あれはいつだったろう?

ふとテレビをつけたら、外国の映画監督の生涯についての特集をやっていた。


もう10年以上前。


内容はあまり覚えていないけど、これだけは覚えている。



「私の映画に意味を求めてはいけない」



意味はわかるようでわからないけど、衝撃的な一言だった。



何かをするたびに、何かを言うたびに、そこに意味を求められてしまう。


人は何かあるたびに考える。


「考えろ」


「見出だせ」


でも、この世に同じ人なんかいないから、「愛」という一言でさえ、人それぞれ意味が全然違う。



「私の映画に意味を求めてはいけない」



作り上げられる物に意味を求めようとすると、何かに捕らわれてしまい意味なんか見つけられないのかもしれない。


映画、舞台、料理、絵、言葉…etc…。



意味を求めるという行為は、結果、行動範囲をせばめてしまったり、楽しみかたを失ってしまうのではないだろうか?

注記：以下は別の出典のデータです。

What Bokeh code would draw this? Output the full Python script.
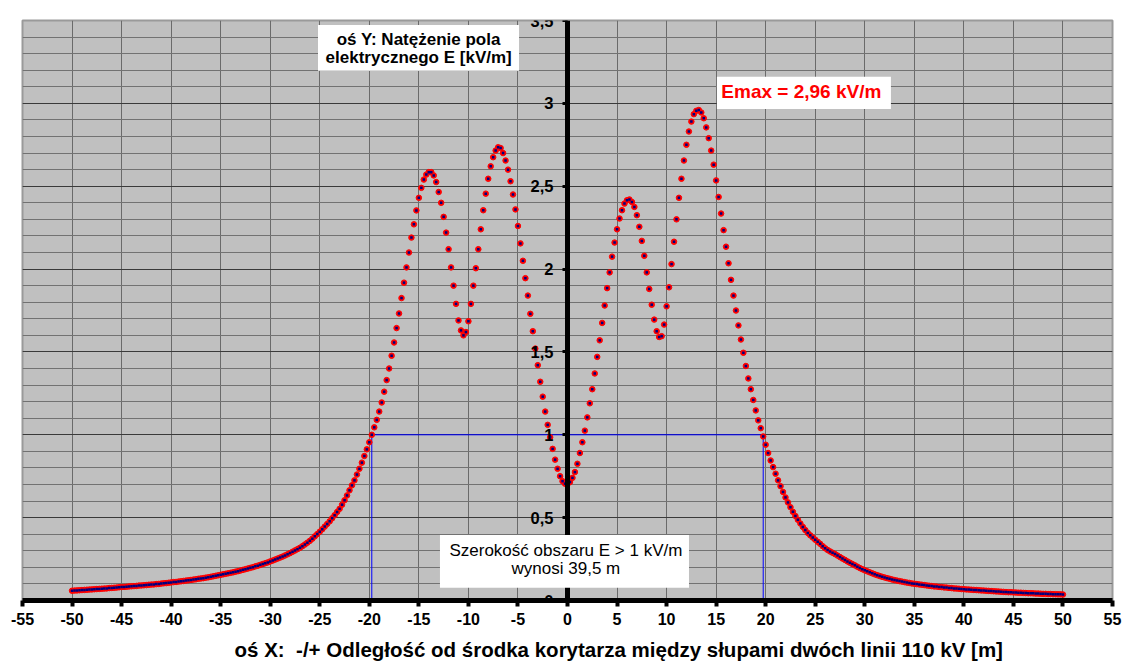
import numpy as np
from bokeh.plotting import figure
from bokeh.models import (ColumnDataSource, FixedTicker, CustomJSTickFormatter,
                          Grid, BoxAnnotation, Label)
from bokeh.embed import file_html
from bokeh.resources import INLINE

# Distance from the centre of the corridor between the towers, every 0.25 m
distance_m = np.linspace(-50, 50, 401)

# Electric field strength E [kV/m] at 1.8 m above ground, one row per metre
field_kv_m = [
    0.059, 0.060, 0.061, 0.062,   # -50
    0.063, 0.064, 0.065, 0.066,
    0.067, 0.068, 0.069, 0.070,
    0.071, 0.072, 0.073, 0.075,
    0.076, 0.077, 0.078, 0.080,
    0.081, 0.082, 0.083, 0.085,   # -45
    0.086, 0.087, 0.088, 0.090,
    0.091, 0.092, 0.093, 0.095,
    0.096, 0.097, 0.099, 0.100,
    0.102, 0.104, 0.105, 0.107,
    0.109, 0.111, 0.112, 0.114,   # -40
    0.116, 0.118, 0.120, 0.122,
    0.124, 0.126, 0.128, 0.131,
    0.133, 0.135, 0.138, 0.140,
    0.143, 0.146, 0.149, 0.152,
    0.155, 0.158, 0.161, 0.164,   # -35
    0.167, 0.170, 0.174, 0.177,
    0.181, 0.185, 0.189, 0.193,
    0.197, 0.201, 0.206, 0.210,
    0.215, 0.220, 0.225, 0.230,
    0.236, 0.241, 0.247, 0.253,   # -30
    0.259, 0.265, 0.272, 0.279,
    0.286, 0.294, 0.302, 0.310,
    0.318, 0.328, 0.338, 0.349,
    0.360, 0.373, 0.387, 0.401,
    0.415, 0.430, 0.446, 0.462,   # -25
    0.478, 0.496, 0.515, 0.534,
    0.553, 0.578, 0.605, 0.634,
    0.665, 0.695, 0.725, 0.760,
    0.795, 0.832, 0.872, 0.912,
    0.955, 1.000, 1.045, 1.090,   # -20
    1.140, 1.195, 1.260, 1.330,
    1.400, 1.477, 1.557, 1.644,
    1.732, 1.825, 1.918, 2.010,
    2.100, 2.190, 2.270, 2.354,
    2.430, 2.490, 2.540, 2.570,   # -15
    2.585, 2.585, 2.565, 2.525,
    2.465, 2.400, 2.315, 2.220,
    2.120, 2.010, 1.900, 1.790,
    1.690, 1.630, 1.600, 1.620,
    1.685, 1.790, 1.900, 2.005,   # -10
    2.120, 2.240, 2.355, 2.455,
    2.545, 2.620, 2.675, 2.715,
    2.735, 2.730, 2.700, 2.655,
    2.600, 2.530, 2.450, 2.360,
    2.260, 2.155, 2.050, 1.945,   # -5
    1.840, 1.730, 1.625, 1.520,
    1.420, 1.320, 1.230, 1.140,
    1.060, 0.985, 0.915, 0.850,
    0.795, 0.750, 0.720, 0.705,
    0.703, 0.715, 0.740, 0.775,   # 0
    0.825, 0.890, 0.955, 1.025,
    1.105, 1.190, 1.275, 1.370,
    1.470, 1.570, 1.675, 1.780,
    1.885, 1.980, 2.075, 2.160,
    2.240, 2.305, 2.355, 2.395,   # 5
    2.415, 2.420, 2.405, 2.375,
    2.325, 2.255, 2.170, 2.080,
    1.980, 1.880, 1.785, 1.695,
    1.625, 1.590, 1.595, 1.665,
    1.775, 1.890, 2.030, 2.165,   # 10
    2.300, 2.430, 2.545, 2.655,
    2.750, 2.830, 2.890, 2.935,
    2.955, 2.960, 2.945, 2.910,
    2.855, 2.790, 2.715, 2.630,
    2.535, 2.435, 2.335, 2.235,   # 15
    2.135, 2.035, 1.935, 1.840,
    1.750, 1.660, 1.575, 1.495,
    1.415, 1.340, 1.275, 1.210,
    1.147, 1.087, 1.040, 0.990,
    0.940, 0.890, 0.845, 0.805,   # 20
    0.765, 0.725, 0.690, 0.655,
    0.622, 0.592, 0.563, 0.535,
    0.510, 0.487, 0.465, 0.444,
    0.425, 0.408, 0.393, 0.380,
    0.367, 0.354, 0.342, 0.328,   # 25
    0.315, 0.305, 0.296, 0.288,
    0.280, 0.271, 0.262, 0.253,
    0.245, 0.236, 0.228, 0.220,
    0.212, 0.204, 0.196, 0.189,
    0.182, 0.176, 0.170, 0.164,   # 30
    0.158, 0.153, 0.148, 0.143,
    0.139, 0.135, 0.131, 0.127,
    0.123, 0.120, 0.117, 0.114,
    0.111, 0.108, 0.106, 0.103,
    0.101, 0.099, 0.097, 0.095,   # 35
    0.093, 0.091, 0.089, 0.087,
    0.085, 0.084, 0.082, 0.081,
    0.079, 0.078, 0.076, 0.075,
    0.073, 0.072, 0.071, 0.069,
    0.068, 0.067, 0.066, 0.065,   # 40
    0.064, 0.063, 0.062, 0.061,
    0.060, 0.059, 0.058, 0.057,
    0.056, 0.055, 0.054, 0.053,
    0.052, 0.051, 0.050, 0.050,
    0.049, 0.048, 0.047, 0.047,   # 45
    0.046, 0.045, 0.044, 0.044,
    0.043, 0.042, 0.042, 0.041,
    0.040, 0.040, 0.039, 0.039,
    0.038, 0.038, 0.037, 0.037,
    0.036,                        # 50
]
assert len(field_kv_m) == len(distance_m)

# Limit value and the width of the zone where it is exceeded
limit_kv_m = 1.0
zone_width_m = 39.5

x_ticks = list(range(-55, 60, 5))
x_grid = list(range(-50, 55, 5))
y_ticks = [0, 0.5, 1, 1.5, 2, 2.5, 3, 3.5]
y_grid_minor = [round(0.1 * i, 1) for i in range(1, 35)]
y_grid_major = [0.5, 1, 1.5, 2, 2.5, 3]

FONT = "Liberation Sans"

p = figure(width=1125, height=664, x_range=(-55, 55), y_range=(0, 3.5),
           output_backend="svg", toolbar_location=None,
           min_border_left=22, min_border_right=13,
           min_border_top=20, min_border_bottom=64,
           background_fill_color="#C0C0C0", border_fill_color="white",
           outline_line_color="#9A9A9A", outline_line_width=2)

# grid: every 5 m and every 0.1 kV/m, darker every 0.5 kV/m
p.xgrid.ticker = FixedTicker(ticks=x_grid)
p.xgrid.grid_line_color = "#6A6A6A"
p.ygrid.ticker = FixedTicker(ticks=y_grid_minor)
p.ygrid.grid_line_color = "#727272"
p.add_layout(Grid(dimension=1, ticker=FixedTicker(ticks=y_grid_major),
                  grid_line_color="#3A3A3A"))

# x axis along E = 0
xa = p.xaxis[0]
xa.ticker = FixedTicker(ticks=x_ticks)
xa.formatter = CustomJSTickFormatter(code="return tick.toFixed(0);")
xa.axis_line_width = 5
xa.axis_line_color = "black"
xa.major_tick_in = 0
xa.major_tick_out = 6
xa.major_tick_line_width = 4
xa.major_tick_line_color = "black"
xa.minor_tick_out = 0
xa.major_label_text_font = FONT
xa.major_label_text_font_style = "bold"
xa.major_label_text_font_size = "16px"
xa.major_label_text_color = "black"
xa.major_label_standoff = 6
xa.axis_label = ("\u00a0" * 18 +
                 "oś X:\u00a0 -/+ Odległość od środka korytarza między słupami dwóch linii 110 kV [m]")
xa.axis_label_text_font = FONT
xa.axis_label_text_font_style = "bold"
xa.axis_label_text_font_size = "20.5px"
xa.axis_label_text_color = "black"
xa.axis_label_standoff = 10

# y axis drawn through x = 0
ya = p.yaxis[0]
ya.fixed_location = 0
ya.ticker = FixedTicker(ticks=y_ticks)
ya.formatter = CustomJSTickFormatter(code="return tick.toString().replace('.', ',');")
ya.axis_line_width = 5
ya.axis_line_color = "black"
ya.major_tick_in = 0
ya.major_tick_out = 5
ya.major_tick_line_width = 3
ya.major_tick_line_color = "black"
ya.minor_tick_out = 0
ya.major_label_text_font = FONT
ya.major_label_text_font_style = "bold"
ya.major_label_text_font_size = "16.5px"
ya.major_label_text_color = "black"
ya.major_label_standoff = 9

# zone where E exceeds the limit
hw = zone_width_m / 2
p.line(x=[-hw, -hw, hw, hw], y=[0, limit_kv_m, limit_kv_m, 0],
       line_color="#0000FF", line_width=1)

# calculated points
src = ColumnDataSource(dict(x=distance_m, e=field_kv_m))
p.scatter("x", "e", source=src, marker="circle", size=5.5,
          fill_color="#FF0000", line_color="#FF0000", line_width=1)
p.scatter("x", "e", source=src, marker="square", size=2.5,
          fill_color="#000080", line_color=None)

# text boxes
def text_box(left, right, bottom, top):
    p.add_layout(BoxAnnotation(left=left, right=right, bottom=bottom, top=top,
                               fill_color="white", fill_alpha=1.0,
                               line_color=None))

def note(x, y, text, size="17px", style="bold", color="black"):
    p.add_layout(Label(x=x, y=y, text=text, text_font=FONT,
                       text_font_style=style, text_font_size=size,
                       text_color=color, text_align="center",
                       text_baseline="middle"))

text_box(-25.18, -4.89, 3.197, 3.473)
note(-15.02, 3.384, "oś Y: Natężenie pola")
note(-15.02, 3.275, "elektrycznego E [kV/m]")

e_max = max(field_kv_m)
text_box(15.08, 32.64, 2.966, 3.161)
note(23.6, 3.071, "Emax = " + f"{e_max:.2f}".replace(".", ",") + " kV/m",
     size="19px", color="#FF0000")

text_box(-12.87, 12.26, 0.077, 0.395)
note(-0.16, 0.302, "Szerokość obszaru E > 1 kV/m", style="normal")
note(-0.16, 0.194, "wynosi " + f"{zone_width_m:.1f}".replace(".", ",") + " m",
     style="normal")

open("out.html", "w").write(file_html(p, INLINE))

ふとこの間観た寺山さんの「奴婢訓」と僕が経験した寺山さんの脚本の「はだかの王様」とこの言葉が結び付いた。



人の心は千々に乱れて自分のことすらわからない。

意味を求めたところで、それはその瞬間のものでしかなく、またしばらくするとその意味も全く別のものに変わってしまう。


だから「私の映画に意味を求めてはいけない」ということなのだろうか?



無意味だと思うことでも、意味が出てくることも沢山。


「無駄」



「無意味」


という言葉は、様々な楽しみや可能性を奪っているのではないだろうか。



「これはどういう意味ですか?」


「意味なんかない」


「答えなんかない」



その時の自分の心がすべてだと。